> INSTRUCTIONS FOR THE TASK: From the first line of the data below through the line bearing "58, bottom: 42", reproduce each line exactly; do not include pictures.

================================

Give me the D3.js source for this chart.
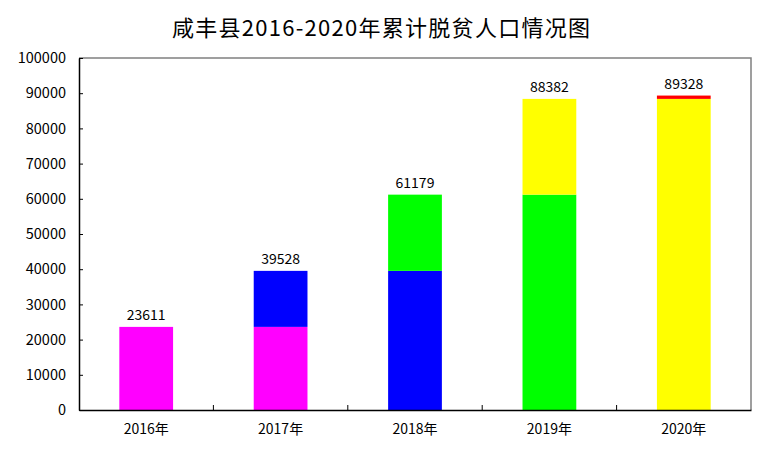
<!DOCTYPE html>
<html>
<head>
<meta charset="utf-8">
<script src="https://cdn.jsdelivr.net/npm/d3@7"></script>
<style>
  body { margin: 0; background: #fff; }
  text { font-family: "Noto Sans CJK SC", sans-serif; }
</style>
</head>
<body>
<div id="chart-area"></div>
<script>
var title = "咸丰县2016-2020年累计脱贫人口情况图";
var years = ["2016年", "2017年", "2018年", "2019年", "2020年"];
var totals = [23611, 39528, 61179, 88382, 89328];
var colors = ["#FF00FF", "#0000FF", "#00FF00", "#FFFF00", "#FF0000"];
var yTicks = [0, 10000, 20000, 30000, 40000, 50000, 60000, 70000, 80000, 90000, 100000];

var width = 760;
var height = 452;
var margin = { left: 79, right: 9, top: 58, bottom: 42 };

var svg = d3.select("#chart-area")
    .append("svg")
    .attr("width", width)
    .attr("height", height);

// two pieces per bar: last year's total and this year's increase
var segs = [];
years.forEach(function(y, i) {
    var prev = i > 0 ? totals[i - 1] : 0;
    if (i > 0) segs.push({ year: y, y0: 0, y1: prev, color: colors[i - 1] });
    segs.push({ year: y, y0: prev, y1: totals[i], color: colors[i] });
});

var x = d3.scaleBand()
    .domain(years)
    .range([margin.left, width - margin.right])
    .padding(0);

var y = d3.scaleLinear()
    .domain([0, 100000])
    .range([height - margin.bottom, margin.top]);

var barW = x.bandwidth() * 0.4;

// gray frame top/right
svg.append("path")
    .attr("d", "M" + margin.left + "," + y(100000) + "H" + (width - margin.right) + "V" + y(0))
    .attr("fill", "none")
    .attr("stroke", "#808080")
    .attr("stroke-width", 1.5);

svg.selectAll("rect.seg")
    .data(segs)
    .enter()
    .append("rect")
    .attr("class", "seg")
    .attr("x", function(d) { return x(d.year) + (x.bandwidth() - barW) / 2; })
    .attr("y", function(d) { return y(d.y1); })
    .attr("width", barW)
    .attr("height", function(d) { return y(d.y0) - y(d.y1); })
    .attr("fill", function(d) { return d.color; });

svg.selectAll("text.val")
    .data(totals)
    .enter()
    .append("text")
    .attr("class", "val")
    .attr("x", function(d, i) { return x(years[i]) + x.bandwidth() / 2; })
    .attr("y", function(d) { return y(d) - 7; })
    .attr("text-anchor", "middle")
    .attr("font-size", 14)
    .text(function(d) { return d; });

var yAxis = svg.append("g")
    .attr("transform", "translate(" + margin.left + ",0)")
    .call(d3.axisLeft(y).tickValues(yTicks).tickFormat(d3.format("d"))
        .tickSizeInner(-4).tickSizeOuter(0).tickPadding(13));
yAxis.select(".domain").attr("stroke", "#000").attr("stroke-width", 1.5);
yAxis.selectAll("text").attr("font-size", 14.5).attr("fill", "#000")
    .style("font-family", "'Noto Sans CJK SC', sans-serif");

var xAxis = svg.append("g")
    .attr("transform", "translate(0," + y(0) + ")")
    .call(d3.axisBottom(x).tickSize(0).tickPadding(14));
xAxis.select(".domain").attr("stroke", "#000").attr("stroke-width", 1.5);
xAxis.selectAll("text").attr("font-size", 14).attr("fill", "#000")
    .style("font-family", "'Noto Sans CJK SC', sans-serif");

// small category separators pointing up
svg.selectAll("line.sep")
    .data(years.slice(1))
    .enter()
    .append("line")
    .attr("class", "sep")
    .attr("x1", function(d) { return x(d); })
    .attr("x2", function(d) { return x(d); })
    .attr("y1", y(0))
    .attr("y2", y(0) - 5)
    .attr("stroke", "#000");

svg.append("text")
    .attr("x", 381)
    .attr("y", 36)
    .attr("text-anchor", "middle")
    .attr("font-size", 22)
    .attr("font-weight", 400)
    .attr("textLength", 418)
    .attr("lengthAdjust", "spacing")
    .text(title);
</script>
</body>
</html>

================================

> RESULT OF THE EXERCISE:
Give me the D3.js source for this chart.
<!DOCTYPE html>
<html>
<head>
<meta charset="utf-8">
<script src="https://cdn.jsdelivr.net/npm/d3@7"></script>
<style>
  body { margin: 0; background: #fff; }
  text { font-family: "Noto Sans CJK SC", sans-serif; }
</style>
</head>
<body>
<div id="chart-area"></div>
<script>
var title = "咸丰县2016-2020年累计脱贫人口情况图";
var years = ["2016年", "2017年", "2018年", "2019年", "2020年"];
var totals = [23611, 39528, 61179, 88382, 89328];
var colors = ["#FF00FF", "#0000FF", "#00FF00", "#FFFF00", "#FF0000"];
var yTicks = [0, 10000, 20000, 30000, 40000, 50000, 60000, 70000, 80000, 90000, 100000];

var width = 760;
var height = 452;
var margin = { left: 79, right: 9, top: 58, bottom: 42 };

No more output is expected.